A final word. The penultimate entry in the Manhattan telephone directory has caused comment. The name is “Budd Zzzyp,” but both address and number are shared with My Fair Lady.

A weird name, and a telephone number which answers “My Fair Lady”? Some great camouflage. I prefer to believe that it was a handy way of telling people your number, a gimmick which soured when too many people called, singing “Zip-a-dee-do-dah.”

The survivor, it seems, will be Melanie Cain. Her Clairol commercial has been canceled, apparently. (I can’t be sure. The Clairol account person at Foote, Cone & Belding will neither confirm nor deny, nor, indeed, answer telephone calls.) But the negative impact will be slight. “If Melanie comes out as the maligned member, I don’t think this need have a long-lasting effect,” says Jerry Ford.
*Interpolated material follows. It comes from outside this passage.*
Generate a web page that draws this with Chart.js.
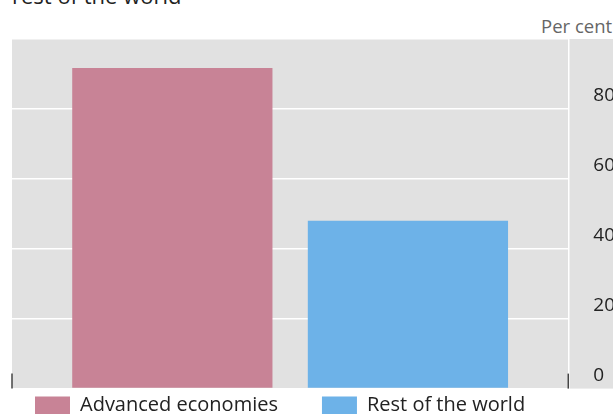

And nobody is maligning Melanie. Least of all, Buddy Jacobson. The sequence of hearings trudges on. Extraordinarily, but regularly, Jacobson overrides his lawyers and the advice of his judges, making lengthy, detailed statements. Doing things his way. Always asking for Melanie Cain. Jacobson’s mother is to testify before the grand jury, one hears. Law-enforcement officials say they are investigating his son Douglas. None of it seemed to faze Buddy Jacobson. What Melanie knows would clear him, he insists. “If she was to answer ten questions, I would walk out of here a free man.”

We spoke several times. It was in the counsel room of the Bronx House of Detention, a trim place, with pale-pink tiling and canary-yellow bars. Jacobson’s skin was sallow, with olive undertones. His formerly luxuriant hair and mustache were severely trimmed.

He was smiling easily, but at moments the light flickered out. It was as if the eyes went dead. A similar remoteness can be seen in photographs of Buddy. The light returned. He was promising “earthshaking developments.”

Upon the occasion of my first visit, a wad of lined paper was sticking up from the pocket of his nondescript Western shirt. Drafts of letters to Melanie.

His lawyer arrived. Genial, silver-haired. Irwin Klein.

They talk awhile of the “contract” that somebody has taken out on Jacobson. Jacobson says that he is in as much danger inside as out.

He returned to the subject of the letters. “You’re writing to who?” asked Klein alertly.

“Melanie.”

“I don’t know if it’s right, Buddy,” said Irwin Klein.

“Well, I’m doing it anyway,” Buddy Jacobson said. He is, once again, doing things the Buddy Jacobson Way.